On the spot visits in Teknaf and Ukhiya upazilas in Cox’ Bazar, this correspondent found that huge numbers of Rohingya people were sitting beside the roads.
They fled from the Rakhine state of Myanmar after the violence started there on August 25.
Some of the Rohingyas got shelter in temporary camps in Kutupalong, Palongkhali, Thaingkhali and BaluKhali in Ukhiya Upazila and Nayapara, Unchiprang and other temporary camps in Teknaf Upazila in Cox’s Bazar district.
According to sources, around 4.5 lakh Rohingya people entered Bangladesh since the latest violence occurred in the Rakhine state of Myanmar on August 25.  
Many of the refugees have been accommodated in temporary camps made by polythene sheets, ropes and bamboos.
But all of the refugees cannot get place in those camps. And the rest of them are floating here and there looking for shelters and passing their days and nights under the open sky on the road sides.
Most of them were women and children. They are staying with little and medium flocks.
The women were wearing black Burkhas and Hijabs. They had their children with them. But their male people were trying to collect relief materials from the volunteers.
The trucks of volunteers were frequently going through the roads and giving foods, fruits and water bottles to the road side refugees.
They can feed themselves and their children from the volunteers but when night becomes deep they get more helpless due to lack of shelter.

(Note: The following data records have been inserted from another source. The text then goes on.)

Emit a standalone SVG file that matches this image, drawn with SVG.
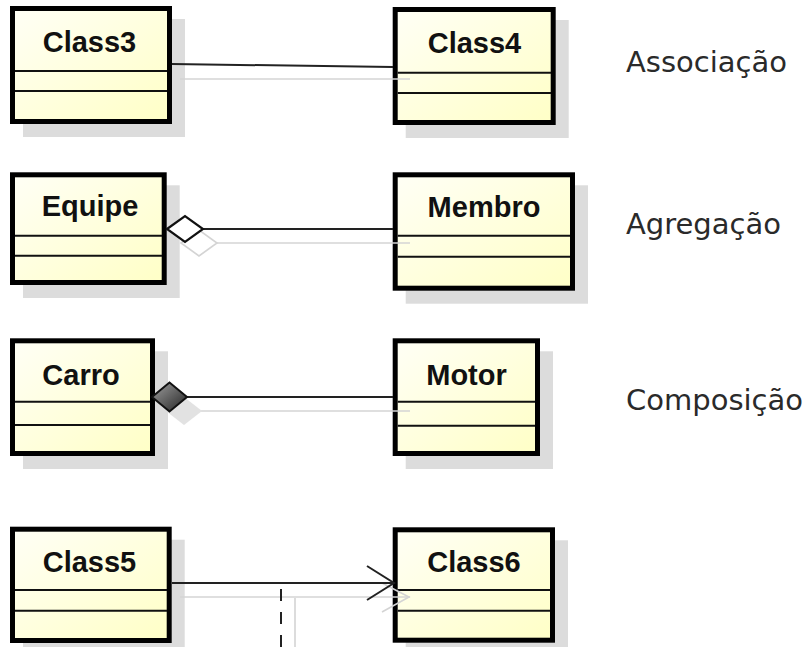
<svg xmlns="http://www.w3.org/2000/svg" width="809" height="647" viewBox="0 0 809 647">
  <defs>
    <linearGradient id="classFill" x1="0" y1="0" x2="1" y2="1">
      <stop offset="0" stop-color="#fffff6"/>
      <stop offset="1" stop-color="#ffffc6"/>
    </linearGradient>
    <linearGradient id="compFill" x1="0" y1="0" x2="1" y2="1">
      <stop offset="0" stop-color="#a0a0a0"/>
      <stop offset="1" stop-color="#222222"/>
    </linearGradient>
    <style>
      .shadow { fill: #dcdcdc; stroke: none; }
      .box { fill: url(#classFill); stroke: #000; stroke-width: 5; }
      .div { stroke: #111; stroke-width: 2; }
      .name { font-family: "Liberation Sans", Arial, sans-serif; font-weight: bold; font-size: 29px; fill: #111; text-anchor: middle; }
      .label { font-family: "DejaVu Sans", "Liberation Sans", sans-serif; font-size: 29px; fill: #2a2a2a; }
      .link { stroke: #222; stroke-width: 2; fill: none; }
      .ghost { stroke: #d4d4d4; stroke-width: 1.6; fill: none; }
    </style>
  </defs>
  <rect width="809" height="647" fill="#fff"/>

  <!-- class nodes: drop shadow, body, name, two compartments -->
  <g id="class3">
    <rect class="shadow" x="23" y="19" width="162" height="118"/>
    <rect class="box" x="12.5" y="8.5" width="157" height="113"/>
    <line class="div" x1="15" y1="71" x2="167" y2="71"/>
    <line class="div" x1="15" y1="91" x2="167" y2="91"/>
    <text class="name" x="89.5" y="52">Class3</text>
  </g>
  <g id="class4">
    <rect class="shadow" x="405.7" y="20" width="163" height="118"/>
    <rect class="box" x="395.2" y="9.5" width="158" height="113"/>
    <line class="div" x1="397.7" y1="72.7" x2="551" y2="72.7"/>
    <line class="div" x1="397.7" y1="93" x2="551" y2="93"/>
    <text class="name" x="474.5" y="53">Class4</text>
  </g>
  <g id="equipe">
    <rect class="shadow" x="23" y="185.3" width="156.7" height="112.7"/>
    <rect class="box" x="12.5" y="174.8" width="151.7" height="107.7"/>
    <line class="div" x1="15" y1="235.7" x2="162" y2="235.7"/>
    <line class="div" x1="15" y1="255.7" x2="162" y2="255.7"/>
    <text class="name" x="90" y="215.5">Equipe</text>
  </g>
  <g id="membro">
    <rect class="shadow" x="405.7" y="185.3" width="182.3" height="118.4"/>
    <rect class="box" x="395.2" y="174.8" width="177.3" height="113.4"/>
    <line class="div" x1="397.7" y1="235.7" x2="570" y2="235.7"/>
    <line class="div" x1="397.7" y1="256.7" x2="570" y2="256.7"/>
    <text class="name" x="484" y="216.5">Membro</text>
  </g>
  <g id="carro">
    <rect class="shadow" x="23" y="351.3" width="145" height="117.7"/>
    <rect class="box" x="12.5" y="340.8" width="140" height="112.7"/>
    <line class="div" x1="15" y1="401.7" x2="150" y2="401.7"/>
    <line class="div" x1="15" y1="425" x2="150" y2="425"/>
    <text class="name" x="81" y="385">Carro</text>
  </g>
  <g id="motor">
    <rect class="shadow" x="405.7" y="351.3" width="147.3" height="117.7"/>
    <rect class="box" x="395.2" y="340.8" width="142.3" height="112.7"/>
    <line class="div" x1="397.7" y1="401.7" x2="535" y2="401.7"/>
    <line class="div" x1="397.7" y1="425.7" x2="535" y2="425.7"/>
    <text class="name" x="466.5" y="385">Motor</text>
  </g>
  <g id="class5">
    <rect class="shadow" x="23" y="539.7" width="161.7" height="116.3"/>
    <rect class="box" x="12.5" y="529.2" width="156.7" height="111.3"/>
    <line class="div" x1="15" y1="590" x2="167" y2="590"/>
    <line class="div" x1="15" y1="610.7" x2="167" y2="610.7"/>
    <text class="name" x="89.5" y="571.7">Class5</text>
  </g>
  <g id="class6">
    <rect class="shadow" x="405.7" y="540.3" width="162.3" height="115.4"/>
    <rect class="box" x="395.2" y="529.8" width="157.3" height="110.4"/>
    <line class="div" x1="397.7" y1="590" x2="550" y2="590"/>
    <line class="div" x1="397.7" y1="610.7" x2="550" y2="610.7"/>
    <text class="name" x="474" y="571.7">Class6</text>
  </g>

  <!-- connectors with their soft offset shadows -->
  <g id="connectors">
    <!-- association -->
    <line class="ghost" x1="180" y1="79" x2="410" y2="79"/>
    <line class="link" x1="172" y1="64" x2="393" y2="67"/>

    <!-- aggregation (hollow diamond) -->
    <line class="ghost" x1="216" y1="243" x2="410" y2="243"/>
    <polygon class="ghost" fill="#fff" points="181,243 199,230 217,243 199,256"/>
    <line class="link" x1="203" y1="229" x2="393" y2="229"/>
    <polygon points="167,229 185,216 203,229 185,242" fill="#fff" stroke="#111" stroke-width="2.2"/>

    <!-- composition (filled diamond) -->
    <line class="ghost" x1="200" y1="411" x2="410" y2="411"/>
    <polygon points="166,411 184,397 202,411 184,425" fill="#e2e2e2" stroke="none"/>
    <line class="link" x1="187" y1="397" x2="393" y2="397"/>
    <polygon points="152,397 169.5,382.5 187,397 169.5,411.5" fill="url(#compFill)" stroke="#111" stroke-width="2"/>

    <!-- directed association (open arrow) -->
    <line class="ghost" x1="180" y1="597" x2="410" y2="597"/>
    <polyline class="ghost" points="382,583 409,597 382,612"/>
    <line class="ghost" x1="295" y1="598" x2="295" y2="647"/>
    <line class="link" x1="172" y1="583" x2="393" y2="583"/>
    <polyline class="link" points="367,566 394,583 367,600"/>
    <line class="link" x1="281" y1="589" x2="281" y2="647" stroke-dasharray="12 11"/>
  </g>

  <!-- relationship captions -->
  <text class="label" x="626" y="71.5">Associação</text>
  <text class="label" x="626" y="234">Agregação</text>
  <text class="label" x="626" y="409.5">Composição</text>
</svg>
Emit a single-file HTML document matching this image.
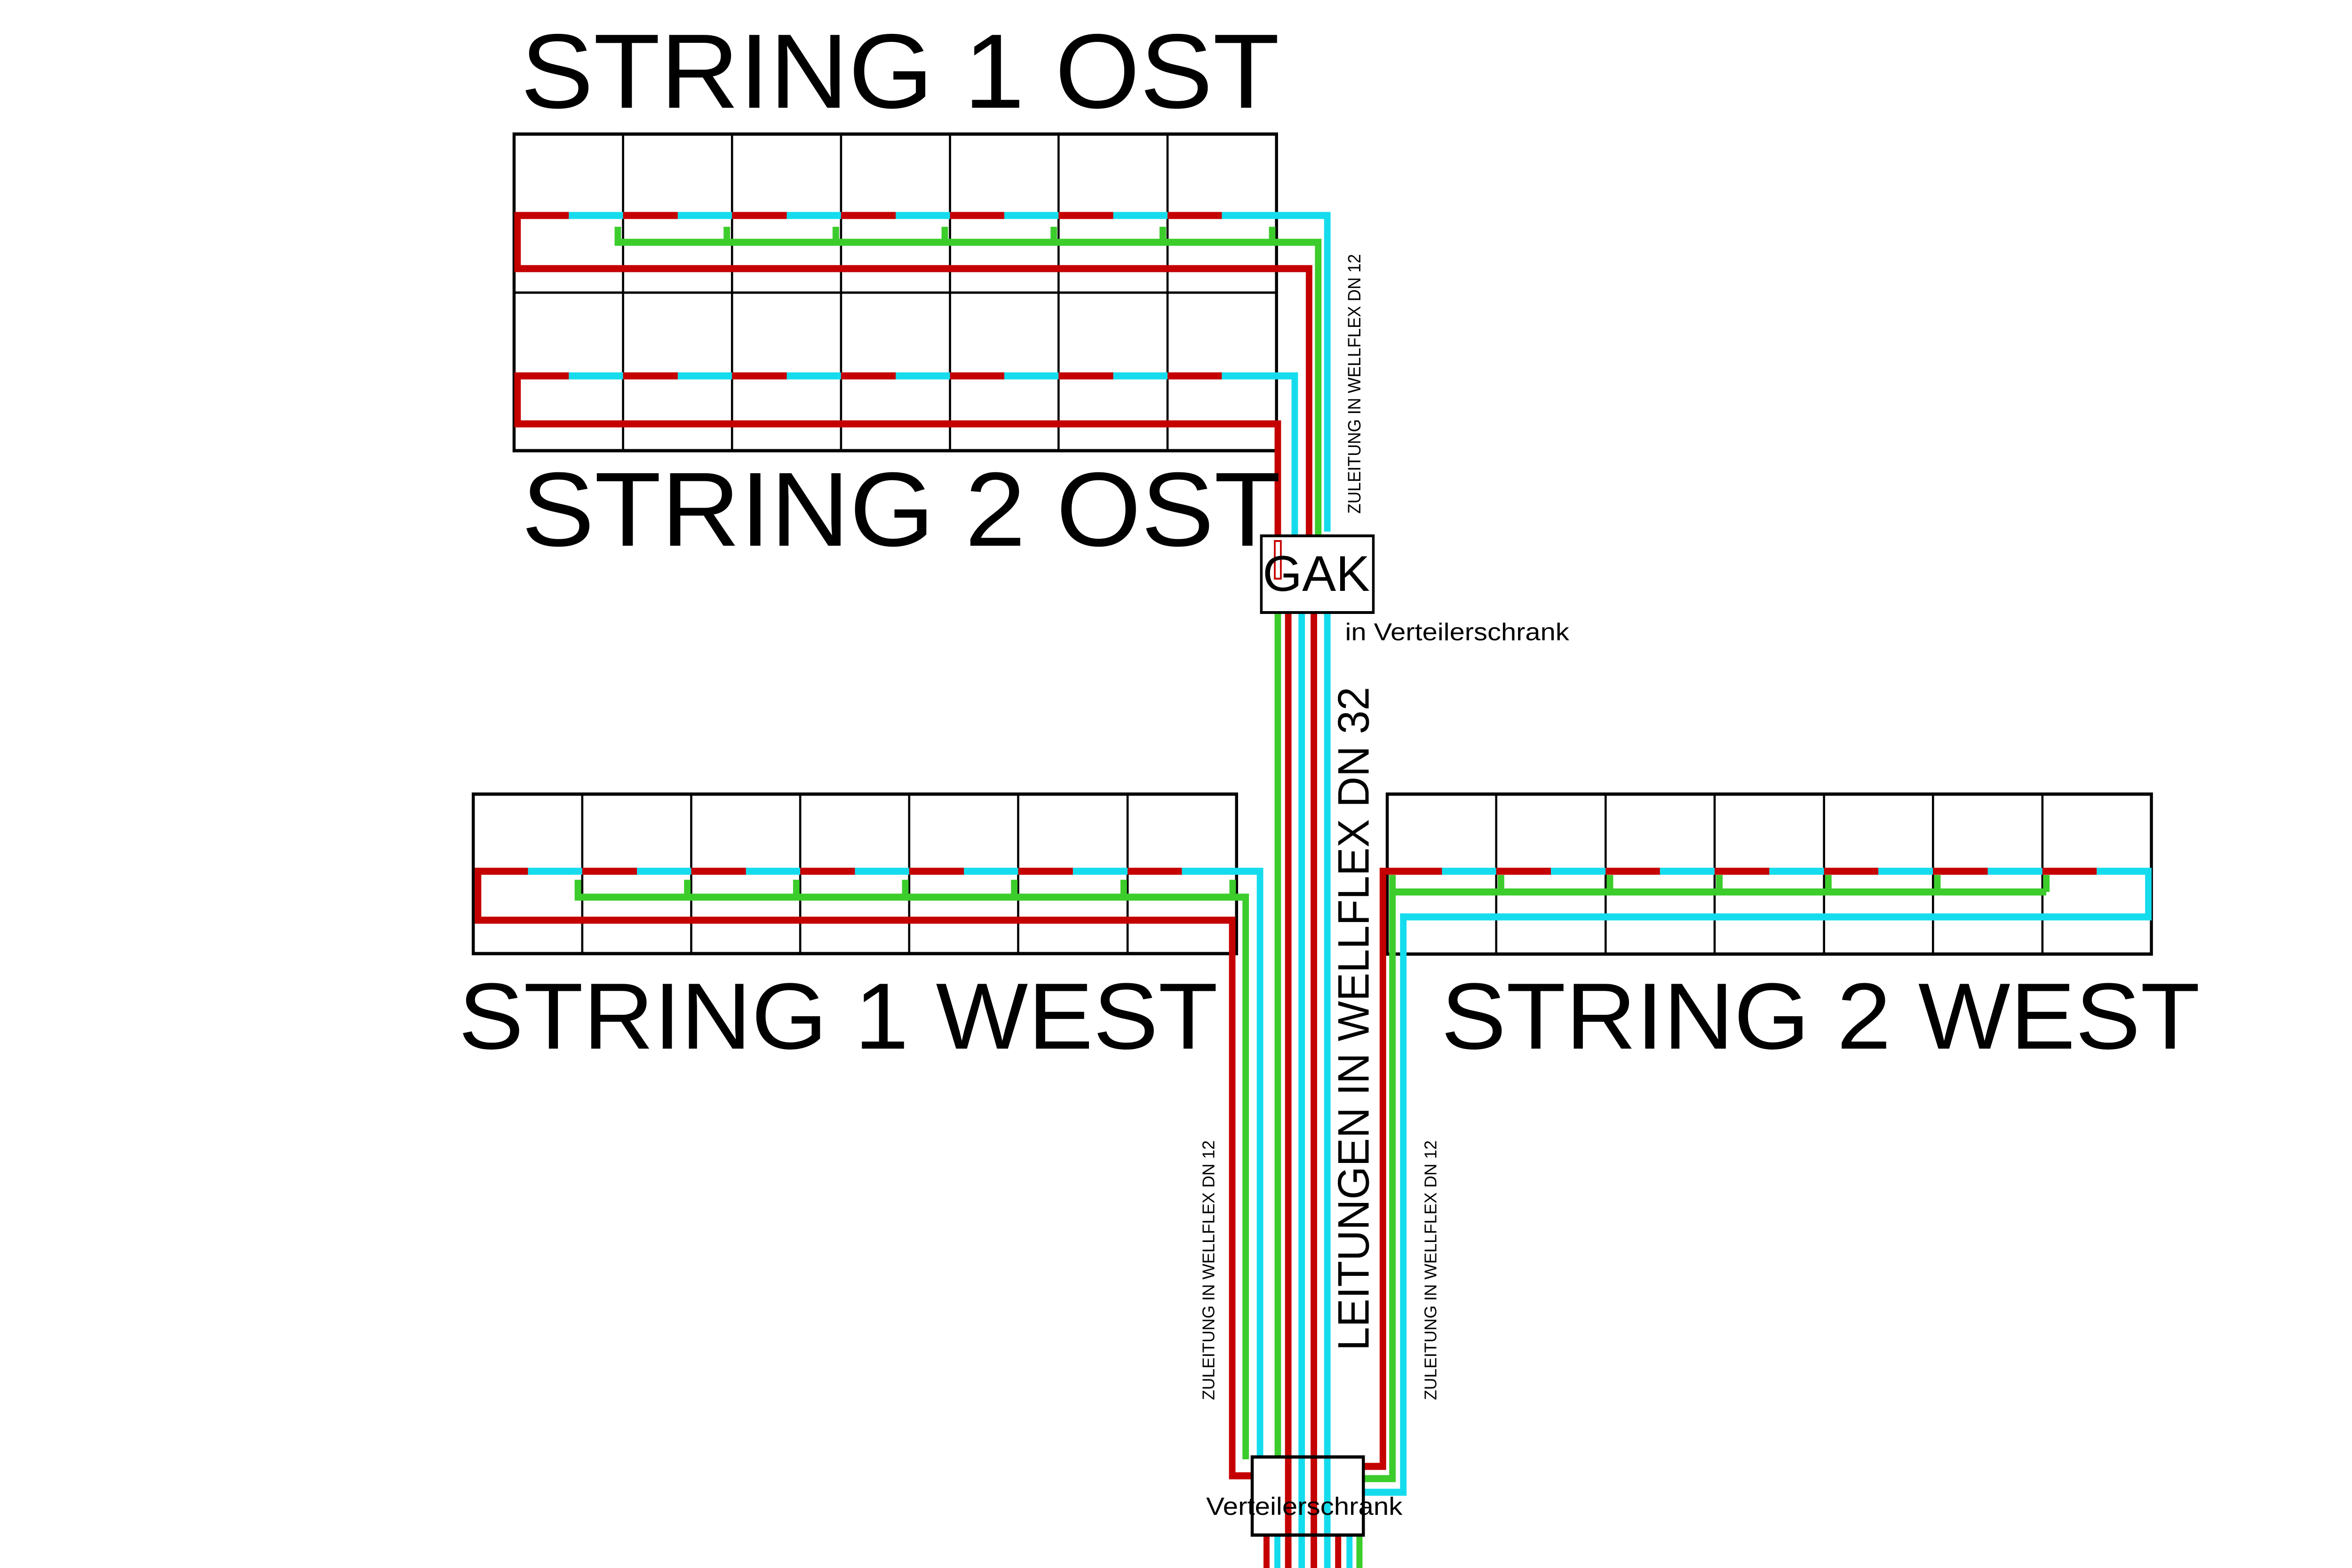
<!DOCTYPE html>
<html><head><meta charset="utf-8"><style>
html,body{margin:0;padding:0;background:#fff;width:100%;height:100%;overflow:hidden;}
svg{display:block;width:100vw;height:100vh;}
text{font-family:"Liberation Sans",Arial,sans-serif;fill:#000;}
</style></head><body>
<svg xmlns="http://www.w3.org/2000/svg" viewBox="0 0 5417 3333" preserveAspectRatio="none">
<rect width="5417" height="3333" fill="#fff"/>

<g stroke="#000" stroke-width="5" fill="none">
  <rect x="1184" y="285" width="1756" height="673" stroke-width="7"/>
  <line x1="1184" y1="622" x2="2940" y2="622"/>
  <line x1="1435" y1="285" x2="1435" y2="958"/><line x1="1686" y1="285" x2="1686" y2="958"/>
  <line x1="1937" y1="285" x2="1937" y2="958"/><line x1="2188" y1="285" x2="2188" y2="958"/>
  <line x1="2438" y1="285" x2="2438" y2="958"/><line x1="2689" y1="285" x2="2689" y2="958"/>

  <rect x="1090" y="1688" width="1758" height="339" stroke-width="7"/>
  <line x1="1341" y1="1688" x2="1341" y2="2027"/><line x1="1592" y1="1688" x2="1592" y2="2027"/>
  <line x1="1843" y1="1688" x2="1843" y2="2027"/><line x1="2094" y1="1688" x2="2094" y2="2027"/>
  <line x1="2345" y1="1688" x2="2345" y2="2027"/><line x1="2597" y1="1688" x2="2597" y2="2027"/>

  <rect x="3195" y="1688" width="1760" height="340" stroke-width="7"/>
  <line x1="3446" y1="1688" x2="3446" y2="2028"/><line x1="3698" y1="1688" x2="3698" y2="2028"/>
  <line x1="3949" y1="1688" x2="3949" y2="2028"/><line x1="4201" y1="1688" x2="4201" y2="2028"/>
  <line x1="4452" y1="1688" x2="4452" y2="2028"/><line x1="4704" y1="1688" x2="4704" y2="2028"/>
</g>

<g fill="none" stroke-width="15">
  <g stroke="#15dced">
    <line x1="1310" y1="458" x2="1435" y2="458"/><line x1="1561" y1="458" x2="1686" y2="458"/>
    <line x1="1812" y1="458" x2="1937" y2="458"/><line x1="2063" y1="458" x2="2188" y2="458"/>
    <line x1="2313" y1="458" x2="2438" y2="458"/><line x1="2564" y1="458" x2="2689" y2="458"/>
    <polyline points="2814,458 3057,458 3057,1130"/>
  </g>
  <g stroke="#c40000">
    <polyline points="1310,458 1192,458 1192,571 3015,571 3015,1150"/>
    <line x1="1435" y1="458" x2="1561" y2="458"/><line x1="1686" y1="458" x2="1812" y2="458"/>
    <line x1="1937" y1="458" x2="2063" y2="458"/><line x1="2188" y1="458" x2="2313" y2="458"/>
    <line x1="2438" y1="458" x2="2564" y2="458"/><line x1="2689" y1="458" x2="2814" y2="458"/>
  </g>
  <g stroke="#3ccc2c">
    <polyline points="1423,482 1423,515 3036,515 3036,1150"/>
    <line x1="1674" y1="482" x2="1674" y2="515"/><line x1="1925" y1="482" x2="1925" y2="515"/>
    <line x1="2176" y1="482" x2="2176" y2="515"/><line x1="2427" y1="482" x2="2427" y2="515"/>
    <line x1="2678" y1="482" x2="2678" y2="515"/><line x1="2930" y1="482" x2="2930" y2="515"/>
  </g>
</g>

<g fill="none" stroke-width="15">
  <g stroke="#15dced">
    <line x1="1310" y1="799" x2="1435" y2="799"/><line x1="1561" y1="799" x2="1686" y2="799"/>
    <line x1="1812" y1="799" x2="1937" y2="799"/><line x1="2063" y1="799" x2="2188" y2="799"/>
    <line x1="2313" y1="799" x2="2438" y2="799"/><line x1="2564" y1="799" x2="2689" y2="799"/>
    <polyline points="2814,799 2982,799 2982,1137"/>
  </g>
  <g stroke="#c40000">
    <polyline points="1310,799 1192,799 1192,901 2943,901 2943,1229"/>
    <line x1="1435" y1="799" x2="1561" y2="799"/><line x1="1686" y1="799" x2="1812" y2="799"/>
    <line x1="1937" y1="799" x2="2063" y2="799"/><line x1="2188" y1="799" x2="2313" y2="799"/>
    <line x1="2438" y1="799" x2="2564" y2="799"/><line x1="2689" y1="799" x2="2814" y2="799"/>
  </g>
</g>

<g fill="none" stroke-width="15">
  <line x1="2943" y1="1302" x2="2943" y2="3095" stroke="#3ccc2c"/>
  <line x1="2967" y1="1302" x2="2967" y2="3333" stroke="#c40000"/>
  <line x1="2998" y1="1302" x2="2998" y2="3333" stroke="#15dced"/>
  <line x1="3026" y1="1302" x2="3026" y2="3333" stroke="#c40000"/>
  <line x1="3057" y1="1302" x2="3057" y2="3333" stroke="#15dced"/>
</g>

<g fill="none" stroke-width="15">
  <g stroke="#15dced">
    <line x1="1216" y1="1852" x2="1341" y2="1852"/><line x1="1467" y1="1852" x2="1592" y2="1852"/>
    <line x1="1718" y1="1852" x2="1843" y2="1852"/><line x1="1969" y1="1852" x2="2094" y2="1852"/>
    <line x1="2220" y1="1852" x2="2345" y2="1852"/><line x1="2471" y1="1852" x2="2597" y2="1852"/>
    <polyline points="2722,1852 2902,1852 2902,3095"/>
  </g>
  <g stroke="#c40000">
    <polyline points="1216,1852 1101,1852 1101,1956 2838,1956 2838,3137 2883,3137"/>
    <line x1="1341" y1="1852" x2="1467" y2="1852"/><line x1="1592" y1="1852" x2="1718" y2="1852"/>
    <line x1="1843" y1="1852" x2="1969" y2="1852"/><line x1="2094" y1="1852" x2="2220" y2="1852"/>
    <line x1="2345" y1="1852" x2="2471" y2="1852"/><line x1="2597" y1="1852" x2="2722" y2="1852"/>
  </g>
  <g stroke="#3ccc2c">
    <polyline points="1331,1870 1331,1907 2869,1907 2869,3102"/>
    <line x1="1583" y1="1870" x2="1583" y2="1907"/><line x1="1834" y1="1870" x2="1834" y2="1907"/>
    <line x1="2085" y1="1870" x2="2085" y2="1907"/><line x1="2336" y1="1870" x2="2336" y2="1907"/>
    <line x1="2588" y1="1870" x2="2588" y2="1907"/><line x1="2839" y1="1870" x2="2839" y2="1907"/>
  </g>
</g>

<g fill="none" stroke-width="15">
  <g stroke="#15dced">
    <line x1="3321" y1="1852" x2="3446" y2="1852"/><line x1="3572" y1="1852" x2="3698" y2="1852"/>
    <line x1="3823" y1="1852" x2="3949" y2="1852"/><line x1="4075" y1="1852" x2="4201" y2="1852"/>
    <line x1="4326" y1="1852" x2="4452" y2="1852"/><line x1="4578" y1="1852" x2="4704" y2="1852"/>
    <polyline points="4829,1852 4948,1852 4948,1949 3232,1949 3232,3172 3141,3172"/>
  </g>
  <g stroke="#c40000">
    <polyline points="3321,1852 3185,1852 3185,3117 3141,3117"/>
    <line x1="3446" y1="1852" x2="3572" y2="1852"/><line x1="3698" y1="1852" x2="3823" y2="1852"/>
    <line x1="3949" y1="1852" x2="4075" y2="1852"/><line x1="4201" y1="1852" x2="4326" y2="1852"/>
    <line x1="4452" y1="1852" x2="4578" y2="1852"/><line x1="4704" y1="1852" x2="4829" y2="1852"/>
  </g>
  <g stroke="#3ccc2c">
    <polyline points="3207,1860 3207,3143 3141,3143"/>
    <line x1="3207" y1="1896" x2="4713" y2="1896"/>
    <line x1="3457" y1="1860" x2="3457" y2="1896"/><line x1="3708" y1="1860" x2="3708" y2="1896"/>
    <line x1="3960" y1="1860" x2="3960" y2="1896"/><line x1="4211" y1="1860" x2="4211" y2="1896"/>
    <line x1="4462" y1="1860" x2="4462" y2="1896"/><line x1="4713" y1="1860" x2="4713" y2="1896"/>
  </g>
</g>

<g fill="none" stroke-width="14">
  <line x1="2917" y1="3263" x2="2917" y2="3333" stroke="#c40000"/>
  <line x1="2942" y1="3263" x2="2942" y2="3333" stroke="#15dced"/>
  <line x1="3082" y1="3263" x2="3082" y2="3333" stroke="#c40000"/>
  <line x1="3108" y1="3263" x2="3108" y2="3333" stroke="#15dced"/>
  <line x1="3131" y1="3263" x2="3131" y2="3333" stroke="#3ccc2c"/>
</g>

<rect x="2905" y="1139" width="258" height="163" fill="#fff" stroke="#000" stroke-width="6"/>
<rect x="2936" y="1150" width="14" height="80" fill="none" stroke="#c40000" stroke-width="4"/>
<rect x="2884" y="3097" width="256" height="166" fill="none" stroke="#000" stroke-width="7"/>

<text x="1199" y="229" font-size="225" textLength="1748" lengthAdjust="spacingAndGlyphs">STRING 1 OST</text>
<text x="1201" y="1160" font-size="224" textLength="1749" lengthAdjust="spacingAndGlyphs">STRING 2 OST</text>
<text x="1056" y="2229" font-size="200" textLength="1749" lengthAdjust="spacingAndGlyphs">STRING 1 WEST</text>
<text x="3319" y="2229" font-size="200" textLength="1748" lengthAdjust="spacingAndGlyphs">STRING 2 WEST</text>
<text x="2908" y="1256" font-size="107" textLength="247" lengthAdjust="spacingAndGlyphs">GAK</text>
<text x="3098" y="1361" font-size="52" textLength="516" lengthAdjust="spacingAndGlyphs">in Verteilerschrank</text>
<text x="2778" y="3220" font-size="53" textLength="452" lengthAdjust="spacingAndGlyphs">Verteilerschrank</text>
<text transform="translate(3133,1092) rotate(-90)" font-size="41" textLength="552" lengthAdjust="spacingAndGlyphs">ZULEITUNG IN WELLFLEX DN 12</text>
<text transform="translate(3152,2871) rotate(-90)" font-size="102" textLength="1411" lengthAdjust="spacingAndGlyphs">LEITUNGEN IN WELLFLEX DN 32</text>
<text transform="translate(2797,2976) rotate(-90)" font-size="39" textLength="552" lengthAdjust="spacingAndGlyphs">ZULEITUNG IN WELLFLEX DN 12</text>
<text transform="translate(3308,2976) rotate(-90)" font-size="39" textLength="552" lengthAdjust="spacingAndGlyphs">ZULEITUNG IN WELLFLEX DN 12</text>
</svg>
</body></html>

When contacted, Mohammad Ali Hossain, Deputy Commissioner of Cox’s Bazar, said, “It is really difficult to give shelter to the uncountable refugees still coming from Myanmar. We are trying to ensure discipline among the refugees to count and register them and to give relief properly.”
Apart them, the refugees from the temporary camps said that their tiny makeshift houses also nearly nothing because it was full of mud.
The tie of the rope, polythene and bamboos are too weak to protect the refugees from normal wind and rain water, they said.